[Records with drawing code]
▬▬▬▬▬▬▬▬▬▬

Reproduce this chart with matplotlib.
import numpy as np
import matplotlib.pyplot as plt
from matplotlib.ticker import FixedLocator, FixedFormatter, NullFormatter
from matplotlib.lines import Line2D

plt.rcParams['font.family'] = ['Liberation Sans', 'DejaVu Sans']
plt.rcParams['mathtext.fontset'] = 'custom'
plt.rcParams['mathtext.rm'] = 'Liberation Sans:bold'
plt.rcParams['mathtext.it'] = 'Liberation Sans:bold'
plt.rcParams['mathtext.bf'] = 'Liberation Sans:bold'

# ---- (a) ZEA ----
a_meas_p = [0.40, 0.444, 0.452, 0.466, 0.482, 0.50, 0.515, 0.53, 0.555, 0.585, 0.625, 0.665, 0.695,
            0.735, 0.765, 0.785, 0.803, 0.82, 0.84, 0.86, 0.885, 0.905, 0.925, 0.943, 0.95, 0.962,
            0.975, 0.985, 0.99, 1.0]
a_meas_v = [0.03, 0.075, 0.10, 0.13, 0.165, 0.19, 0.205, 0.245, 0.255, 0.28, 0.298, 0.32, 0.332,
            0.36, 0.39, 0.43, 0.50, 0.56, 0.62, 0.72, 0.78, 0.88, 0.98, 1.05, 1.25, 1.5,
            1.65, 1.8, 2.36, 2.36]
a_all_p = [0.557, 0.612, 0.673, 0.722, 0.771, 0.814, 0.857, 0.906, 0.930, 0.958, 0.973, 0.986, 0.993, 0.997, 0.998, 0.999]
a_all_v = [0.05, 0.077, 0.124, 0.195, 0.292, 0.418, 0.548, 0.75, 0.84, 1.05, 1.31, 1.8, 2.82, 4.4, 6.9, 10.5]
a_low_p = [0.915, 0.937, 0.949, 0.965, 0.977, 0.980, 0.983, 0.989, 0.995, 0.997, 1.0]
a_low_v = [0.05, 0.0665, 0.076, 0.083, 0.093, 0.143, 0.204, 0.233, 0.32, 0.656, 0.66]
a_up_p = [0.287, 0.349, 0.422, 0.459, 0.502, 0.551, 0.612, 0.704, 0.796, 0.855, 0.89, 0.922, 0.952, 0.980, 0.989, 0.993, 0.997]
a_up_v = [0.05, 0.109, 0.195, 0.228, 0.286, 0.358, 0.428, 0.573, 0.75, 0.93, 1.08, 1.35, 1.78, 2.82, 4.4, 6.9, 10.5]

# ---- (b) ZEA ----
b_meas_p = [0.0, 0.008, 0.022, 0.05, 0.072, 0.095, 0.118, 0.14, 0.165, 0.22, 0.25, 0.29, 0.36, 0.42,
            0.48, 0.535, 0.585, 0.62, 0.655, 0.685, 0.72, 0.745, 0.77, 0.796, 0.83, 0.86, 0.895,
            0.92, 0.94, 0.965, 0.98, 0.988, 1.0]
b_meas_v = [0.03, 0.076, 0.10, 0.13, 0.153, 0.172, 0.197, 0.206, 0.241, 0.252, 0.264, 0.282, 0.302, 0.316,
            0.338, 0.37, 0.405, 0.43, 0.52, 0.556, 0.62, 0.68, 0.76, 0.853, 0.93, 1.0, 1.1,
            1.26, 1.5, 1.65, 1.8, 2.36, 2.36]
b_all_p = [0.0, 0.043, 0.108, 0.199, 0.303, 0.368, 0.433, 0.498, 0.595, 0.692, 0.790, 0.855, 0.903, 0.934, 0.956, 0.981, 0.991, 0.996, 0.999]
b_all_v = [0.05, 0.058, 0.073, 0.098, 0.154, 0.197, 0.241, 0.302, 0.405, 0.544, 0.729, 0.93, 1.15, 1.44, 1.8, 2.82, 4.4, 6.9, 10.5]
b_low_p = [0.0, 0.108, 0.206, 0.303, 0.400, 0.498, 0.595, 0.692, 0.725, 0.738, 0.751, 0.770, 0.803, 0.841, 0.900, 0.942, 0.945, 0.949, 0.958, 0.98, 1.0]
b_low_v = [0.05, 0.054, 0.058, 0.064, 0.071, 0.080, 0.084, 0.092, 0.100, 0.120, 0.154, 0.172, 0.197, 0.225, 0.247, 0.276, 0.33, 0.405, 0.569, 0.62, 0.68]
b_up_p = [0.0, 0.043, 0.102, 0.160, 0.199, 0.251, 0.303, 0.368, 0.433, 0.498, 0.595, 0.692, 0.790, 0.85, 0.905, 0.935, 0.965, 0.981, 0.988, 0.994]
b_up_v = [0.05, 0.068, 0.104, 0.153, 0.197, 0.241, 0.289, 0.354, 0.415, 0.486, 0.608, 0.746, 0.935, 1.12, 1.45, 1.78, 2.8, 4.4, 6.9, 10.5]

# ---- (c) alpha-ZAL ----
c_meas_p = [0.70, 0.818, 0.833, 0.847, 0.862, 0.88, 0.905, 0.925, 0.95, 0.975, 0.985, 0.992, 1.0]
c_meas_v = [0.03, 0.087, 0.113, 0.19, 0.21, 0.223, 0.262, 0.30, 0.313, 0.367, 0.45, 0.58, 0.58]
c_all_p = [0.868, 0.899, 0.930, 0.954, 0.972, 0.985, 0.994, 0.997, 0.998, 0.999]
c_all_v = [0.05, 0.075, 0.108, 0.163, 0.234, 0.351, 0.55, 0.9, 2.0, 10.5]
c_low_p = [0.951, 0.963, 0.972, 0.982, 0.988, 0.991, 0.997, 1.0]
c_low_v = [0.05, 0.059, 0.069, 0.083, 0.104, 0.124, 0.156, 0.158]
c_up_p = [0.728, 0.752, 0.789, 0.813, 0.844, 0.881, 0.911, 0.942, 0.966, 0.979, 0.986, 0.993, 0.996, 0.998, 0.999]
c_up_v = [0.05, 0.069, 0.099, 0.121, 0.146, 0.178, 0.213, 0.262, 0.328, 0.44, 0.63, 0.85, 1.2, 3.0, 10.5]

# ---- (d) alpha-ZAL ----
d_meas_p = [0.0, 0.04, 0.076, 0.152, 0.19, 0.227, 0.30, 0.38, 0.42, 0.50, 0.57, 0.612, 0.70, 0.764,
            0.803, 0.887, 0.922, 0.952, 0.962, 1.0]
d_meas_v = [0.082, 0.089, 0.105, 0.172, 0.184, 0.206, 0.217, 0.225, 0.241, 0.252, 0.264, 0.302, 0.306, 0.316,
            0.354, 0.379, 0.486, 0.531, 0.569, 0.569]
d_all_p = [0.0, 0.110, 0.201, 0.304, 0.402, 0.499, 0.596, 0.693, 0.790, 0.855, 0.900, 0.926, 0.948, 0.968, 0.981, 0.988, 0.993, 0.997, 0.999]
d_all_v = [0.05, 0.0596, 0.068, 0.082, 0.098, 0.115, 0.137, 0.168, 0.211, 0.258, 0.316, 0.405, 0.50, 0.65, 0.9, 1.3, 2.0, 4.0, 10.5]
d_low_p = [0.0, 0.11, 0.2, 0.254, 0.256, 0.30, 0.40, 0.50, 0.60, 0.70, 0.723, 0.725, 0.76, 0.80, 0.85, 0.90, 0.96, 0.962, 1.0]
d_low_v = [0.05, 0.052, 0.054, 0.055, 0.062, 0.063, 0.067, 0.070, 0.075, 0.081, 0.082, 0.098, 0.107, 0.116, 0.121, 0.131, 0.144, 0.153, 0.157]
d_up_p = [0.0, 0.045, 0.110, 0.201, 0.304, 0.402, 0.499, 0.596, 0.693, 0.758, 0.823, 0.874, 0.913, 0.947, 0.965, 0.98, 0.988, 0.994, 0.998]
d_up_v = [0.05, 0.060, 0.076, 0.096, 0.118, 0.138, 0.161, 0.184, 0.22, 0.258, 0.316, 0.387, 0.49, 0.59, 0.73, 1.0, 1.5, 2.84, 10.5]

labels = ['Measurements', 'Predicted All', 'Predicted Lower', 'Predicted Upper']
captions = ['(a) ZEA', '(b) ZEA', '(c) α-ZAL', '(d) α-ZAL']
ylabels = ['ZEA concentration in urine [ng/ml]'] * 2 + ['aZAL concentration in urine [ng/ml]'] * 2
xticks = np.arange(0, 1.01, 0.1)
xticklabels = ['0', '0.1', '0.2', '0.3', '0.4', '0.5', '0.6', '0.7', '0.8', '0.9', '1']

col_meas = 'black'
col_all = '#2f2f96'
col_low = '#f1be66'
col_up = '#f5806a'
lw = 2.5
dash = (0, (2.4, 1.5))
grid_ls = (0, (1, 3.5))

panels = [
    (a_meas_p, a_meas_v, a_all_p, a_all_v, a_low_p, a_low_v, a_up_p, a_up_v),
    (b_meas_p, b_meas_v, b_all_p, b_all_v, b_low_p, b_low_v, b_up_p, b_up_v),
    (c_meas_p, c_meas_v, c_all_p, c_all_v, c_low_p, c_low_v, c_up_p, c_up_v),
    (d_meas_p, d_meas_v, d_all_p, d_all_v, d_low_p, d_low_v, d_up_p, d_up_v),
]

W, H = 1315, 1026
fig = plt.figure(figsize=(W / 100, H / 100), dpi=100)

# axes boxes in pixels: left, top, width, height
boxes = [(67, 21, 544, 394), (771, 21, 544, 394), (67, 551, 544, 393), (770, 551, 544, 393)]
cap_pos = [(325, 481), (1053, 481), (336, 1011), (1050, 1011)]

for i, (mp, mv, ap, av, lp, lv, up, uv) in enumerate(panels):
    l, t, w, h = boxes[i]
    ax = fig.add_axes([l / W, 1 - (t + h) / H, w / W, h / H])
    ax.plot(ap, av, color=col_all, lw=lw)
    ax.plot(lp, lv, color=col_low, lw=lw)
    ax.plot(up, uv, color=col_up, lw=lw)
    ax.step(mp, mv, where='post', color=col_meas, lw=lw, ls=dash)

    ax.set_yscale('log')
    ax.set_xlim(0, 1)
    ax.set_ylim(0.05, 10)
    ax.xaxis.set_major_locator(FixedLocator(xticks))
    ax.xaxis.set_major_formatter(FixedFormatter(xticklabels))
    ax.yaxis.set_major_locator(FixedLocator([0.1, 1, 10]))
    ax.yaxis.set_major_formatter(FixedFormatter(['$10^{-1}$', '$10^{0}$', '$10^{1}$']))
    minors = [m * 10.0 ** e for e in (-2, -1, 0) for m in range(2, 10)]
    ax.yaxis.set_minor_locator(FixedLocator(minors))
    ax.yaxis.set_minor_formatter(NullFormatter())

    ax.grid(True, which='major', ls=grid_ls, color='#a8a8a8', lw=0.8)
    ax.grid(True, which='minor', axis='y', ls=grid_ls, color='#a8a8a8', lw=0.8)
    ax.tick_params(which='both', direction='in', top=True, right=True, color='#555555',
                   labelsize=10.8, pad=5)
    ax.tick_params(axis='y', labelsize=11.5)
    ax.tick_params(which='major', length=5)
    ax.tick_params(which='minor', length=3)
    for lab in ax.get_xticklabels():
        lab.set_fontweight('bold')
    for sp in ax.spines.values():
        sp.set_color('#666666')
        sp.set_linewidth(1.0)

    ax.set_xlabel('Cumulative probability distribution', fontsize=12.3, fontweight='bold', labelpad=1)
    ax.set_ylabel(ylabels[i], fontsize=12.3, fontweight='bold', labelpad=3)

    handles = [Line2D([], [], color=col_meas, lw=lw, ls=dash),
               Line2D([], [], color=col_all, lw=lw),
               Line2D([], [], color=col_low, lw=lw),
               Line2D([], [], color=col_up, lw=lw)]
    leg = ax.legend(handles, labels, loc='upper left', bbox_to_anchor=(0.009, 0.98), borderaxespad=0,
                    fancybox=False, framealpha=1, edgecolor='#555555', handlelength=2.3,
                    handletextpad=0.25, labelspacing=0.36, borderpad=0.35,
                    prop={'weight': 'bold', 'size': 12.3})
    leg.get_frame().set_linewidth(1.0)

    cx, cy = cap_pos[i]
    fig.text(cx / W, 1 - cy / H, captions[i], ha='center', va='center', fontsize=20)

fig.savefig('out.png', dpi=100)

▬▬▬▬▬▬▬▬▬▬

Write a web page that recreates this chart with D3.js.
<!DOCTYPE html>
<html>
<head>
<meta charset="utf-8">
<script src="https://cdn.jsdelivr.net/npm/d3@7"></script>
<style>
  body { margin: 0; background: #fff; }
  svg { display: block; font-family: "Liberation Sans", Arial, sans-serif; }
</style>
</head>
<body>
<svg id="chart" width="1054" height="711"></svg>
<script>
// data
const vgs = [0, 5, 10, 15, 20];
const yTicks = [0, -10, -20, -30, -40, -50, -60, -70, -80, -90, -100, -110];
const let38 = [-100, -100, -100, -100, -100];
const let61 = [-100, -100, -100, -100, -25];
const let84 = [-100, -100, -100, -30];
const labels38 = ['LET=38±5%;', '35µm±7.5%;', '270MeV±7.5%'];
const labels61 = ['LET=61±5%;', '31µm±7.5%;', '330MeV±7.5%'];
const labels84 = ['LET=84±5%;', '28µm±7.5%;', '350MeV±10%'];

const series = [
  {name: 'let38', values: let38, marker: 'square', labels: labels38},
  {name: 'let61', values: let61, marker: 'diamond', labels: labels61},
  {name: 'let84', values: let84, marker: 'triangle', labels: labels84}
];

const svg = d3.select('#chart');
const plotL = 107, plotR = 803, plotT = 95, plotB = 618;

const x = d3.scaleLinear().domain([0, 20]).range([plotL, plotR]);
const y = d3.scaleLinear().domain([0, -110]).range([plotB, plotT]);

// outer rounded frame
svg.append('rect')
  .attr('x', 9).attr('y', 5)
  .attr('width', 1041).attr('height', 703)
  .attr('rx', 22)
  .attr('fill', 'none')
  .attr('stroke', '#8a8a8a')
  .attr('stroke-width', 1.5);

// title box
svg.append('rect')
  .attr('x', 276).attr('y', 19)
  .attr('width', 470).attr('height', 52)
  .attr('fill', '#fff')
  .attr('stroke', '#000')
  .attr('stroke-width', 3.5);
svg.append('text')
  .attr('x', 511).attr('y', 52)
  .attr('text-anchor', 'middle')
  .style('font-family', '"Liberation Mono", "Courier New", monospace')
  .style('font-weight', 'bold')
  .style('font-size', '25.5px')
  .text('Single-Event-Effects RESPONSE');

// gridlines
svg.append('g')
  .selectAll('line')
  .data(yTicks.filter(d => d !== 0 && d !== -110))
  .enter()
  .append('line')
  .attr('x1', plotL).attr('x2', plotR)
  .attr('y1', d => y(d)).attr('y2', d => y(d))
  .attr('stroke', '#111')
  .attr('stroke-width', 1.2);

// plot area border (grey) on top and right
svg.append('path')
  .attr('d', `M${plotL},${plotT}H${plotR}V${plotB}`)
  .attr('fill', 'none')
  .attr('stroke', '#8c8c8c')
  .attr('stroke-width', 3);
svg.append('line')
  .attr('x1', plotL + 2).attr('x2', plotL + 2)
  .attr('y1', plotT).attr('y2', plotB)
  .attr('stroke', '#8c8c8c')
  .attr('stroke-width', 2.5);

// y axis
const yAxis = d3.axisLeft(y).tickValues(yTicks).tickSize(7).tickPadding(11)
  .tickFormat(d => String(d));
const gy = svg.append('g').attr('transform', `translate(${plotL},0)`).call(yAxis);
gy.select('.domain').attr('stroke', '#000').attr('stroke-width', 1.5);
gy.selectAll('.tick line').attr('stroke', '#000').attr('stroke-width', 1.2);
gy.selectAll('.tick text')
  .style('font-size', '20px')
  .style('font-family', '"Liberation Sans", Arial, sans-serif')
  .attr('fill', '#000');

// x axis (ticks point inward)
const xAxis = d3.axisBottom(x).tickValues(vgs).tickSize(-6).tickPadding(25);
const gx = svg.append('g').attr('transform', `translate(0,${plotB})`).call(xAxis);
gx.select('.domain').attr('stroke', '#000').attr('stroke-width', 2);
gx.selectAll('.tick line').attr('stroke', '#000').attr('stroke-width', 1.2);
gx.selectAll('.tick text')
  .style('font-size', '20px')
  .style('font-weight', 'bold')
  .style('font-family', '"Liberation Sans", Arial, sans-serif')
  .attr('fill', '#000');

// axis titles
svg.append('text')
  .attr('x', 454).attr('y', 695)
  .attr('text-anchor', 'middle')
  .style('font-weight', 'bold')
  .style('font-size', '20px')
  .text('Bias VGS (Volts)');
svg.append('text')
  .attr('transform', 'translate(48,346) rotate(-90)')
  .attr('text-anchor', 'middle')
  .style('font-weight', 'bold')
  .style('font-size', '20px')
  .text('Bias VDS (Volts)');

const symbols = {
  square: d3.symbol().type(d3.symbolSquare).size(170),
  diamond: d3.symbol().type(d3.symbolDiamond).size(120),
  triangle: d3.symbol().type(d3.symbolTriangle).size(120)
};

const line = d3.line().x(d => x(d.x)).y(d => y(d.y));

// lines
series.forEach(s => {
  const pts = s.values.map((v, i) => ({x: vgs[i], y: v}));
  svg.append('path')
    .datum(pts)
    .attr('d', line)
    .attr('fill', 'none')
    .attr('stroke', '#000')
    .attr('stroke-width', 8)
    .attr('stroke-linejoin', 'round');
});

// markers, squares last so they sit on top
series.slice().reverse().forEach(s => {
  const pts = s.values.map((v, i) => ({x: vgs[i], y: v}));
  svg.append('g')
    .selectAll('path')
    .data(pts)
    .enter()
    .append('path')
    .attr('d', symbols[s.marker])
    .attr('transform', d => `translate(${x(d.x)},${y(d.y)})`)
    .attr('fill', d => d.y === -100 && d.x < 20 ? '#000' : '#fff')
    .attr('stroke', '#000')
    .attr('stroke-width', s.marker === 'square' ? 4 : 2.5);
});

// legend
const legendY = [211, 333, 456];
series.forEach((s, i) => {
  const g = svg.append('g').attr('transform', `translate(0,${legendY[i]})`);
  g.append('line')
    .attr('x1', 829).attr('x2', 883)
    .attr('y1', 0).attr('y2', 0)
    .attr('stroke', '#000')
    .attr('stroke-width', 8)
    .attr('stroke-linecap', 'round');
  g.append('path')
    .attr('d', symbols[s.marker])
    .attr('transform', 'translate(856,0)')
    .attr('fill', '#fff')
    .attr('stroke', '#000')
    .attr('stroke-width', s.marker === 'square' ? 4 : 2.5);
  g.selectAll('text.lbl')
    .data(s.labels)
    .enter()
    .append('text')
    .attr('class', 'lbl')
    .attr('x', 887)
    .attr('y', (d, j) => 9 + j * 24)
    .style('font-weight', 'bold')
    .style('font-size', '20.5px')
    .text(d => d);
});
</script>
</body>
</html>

▬▬▬▬▬▬▬▬▬▬

• [SET EXERCISE]: Extract from the records above the lines from the one containing "Reproduce this chart with matplotlib." to the one containing "1.78, 2.82, 4.4, 6.9, 10.5]", both lines included, exactly as they appear and with nothing else.

• [SOLUTION TO THIS EXERCISE]:
Reproduce this chart with matplotlib.
import numpy as np
import matplotlib.pyplot as plt
from matplotlib.ticker import FixedLocator, FixedFormatter, NullFormatter
from matplotlib.lines import Line2D

plt.rcParams['font.family'] = ['Liberation Sans', 'DejaVu Sans']
plt.rcParams['mathtext.fontset'] = 'custom'
plt.rcParams['mathtext.rm'] = 'Liberation Sans:bold'
plt.rcParams['mathtext.it'] = 'Liberation Sans:bold'
plt.rcParams['mathtext.bf'] = 'Liberation Sans:bold'

# ---- (a) ZEA ----
a_meas_p = [0.40, 0.444, 0.452, 0.466, 0.482, 0.50, 0.515, 0.53, 0.555, 0.585, 0.625, 0.665, 0.695,
            0.735, 0.765, 0.785, 0.803, 0.82, 0.84, 0.86, 0.885, 0.905, 0.925, 0.943, 0.95, 0.962,
            0.975, 0.985, 0.99, 1.0]
a_meas_v = [0.03, 0.075, 0.10, 0.13, 0.165, 0.19, 0.205, 0.245, 0.255, 0.28, 0.298, 0.32, 0.332,
            0.36, 0.39, 0.43, 0.50, 0.56, 0.62, 0.72, 0.78, 0.88, 0.98, 1.05, 1.25, 1.5,
            1.65, 1.8, 2.36, 2.36]
a_all_p = [0.557, 0.612, 0.673, 0.722, 0.771, 0.814, 0.857, 0.906, 0.930, 0.958, 0.973, 0.986, 0.993, 0.997, 0.998, 0.999]
a_all_v = [0.05, 0.077, 0.124, 0.195, 0.292, 0.418, 0.548, 0.75, 0.84, 1.05, 1.31, 1.8, 2.82, 4.4, 6.9, 10.5]
a_low_p = [0.915, 0.937, 0.949, 0.965, 0.977, 0.980, 0.983, 0.989, 0.995, 0.997, 1.0]
a_low_v = [0.05, 0.0665, 0.076, 0.083, 0.093, 0.143, 0.204, 0.233, 0.32, 0.656, 0.66]
a_up_p = [0.287, 0.349, 0.422, 0.459, 0.502, 0.551, 0.612, 0.704, 0.796, 0.855, 0.89, 0.922, 0.952, 0.980, 0.989, 0.993, 0.997]
a_up_v = [0.05, 0.109, 0.195, 0.228, 0.286, 0.358, 0.428, 0.573, 0.75, 0.93, 1.08, 1.35, 1.78, 2.82, 4.4, 6.9, 10.5]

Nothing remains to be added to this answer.